There was a lot to keep straight, after all.
This…is more queries than most authors send out.
Did I lose my marbles or was I simply persistent?
In the end, of 185 total queries/submissions sent, THE KEEPERS had:
1 small press R&R turned offer turned signing
10 full/partial manuscript requests (leading to 10 rejections)
107 query rejections
17 withdrawals from no-response queries once I signed
50 CNRs
One Right Yes
My favorite phrase in the Query Trenches is “one right yes.” Because it only takes one yes to move a career forward—but it has to be the right yes.
After all, you can only sign one contract. One agent or one book deal. Even those authors who get zillions of offers can only sign on one dotted (or virtual) line in the end. If there’s “only” one offer, it still has to be the right one. As the Query Trenches wisdom goes, “the wrong agent is worse than having no agent”; the same is very true for unagented routes. Horror stories abound, so ensuring the rightness of that yes is vital.
After the offer email and call, I did my due diligence on the yes I received, and we’ll open that weirdly enjoyable administrative can of worms next time.
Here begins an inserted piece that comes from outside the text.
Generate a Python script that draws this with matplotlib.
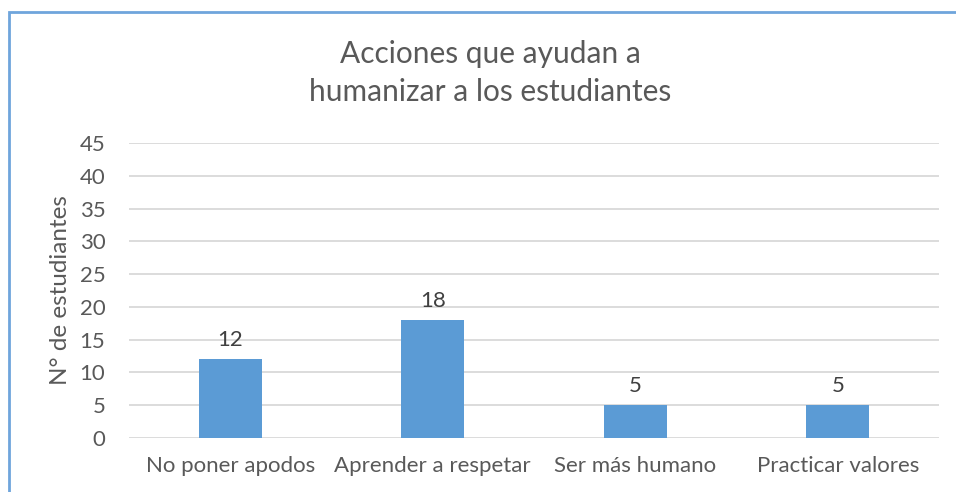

Today, focus is on getting to that yes.
Unlike pretty much every other “How I Got My Agent”—or publisher!—post I’ve read, I had exactly zero further requests or offers once I nudged outstanding outreaches.
One agent, who’d had my full manuscript since August 2024 (a stunning eight months), replied within 20 minutes of my nudge to “regretfully step aside.” I love the timelines of this industry, they’re so fun.
I signed my contract on April 25, two weeks after the offer call.
I’m thrilled for THE KEEPERS to have found its champion, and to have gained a publishing partner in Quills and Cosmos.
So there it is.
I’m a signed author!
I’ll be back in the Query Trenches probably later this year, as I work on a wholly unrelated WIP that’s far more commercial. My shadow people (spoilers!) will have a different journey from my witches, and I love that for both of them.
I’d love to hear about your querying journey, if you’ve ever been on one. What was it like for you?
-Sarah
Congratulations!
I had a similar experience and also signed with a small press. :)
Love hearing the story! Our journey to publication sounds very similar in that I also queried hundreds of agents before ending up with a traditional publishing offer from a small press. Cheers and congratulations to you!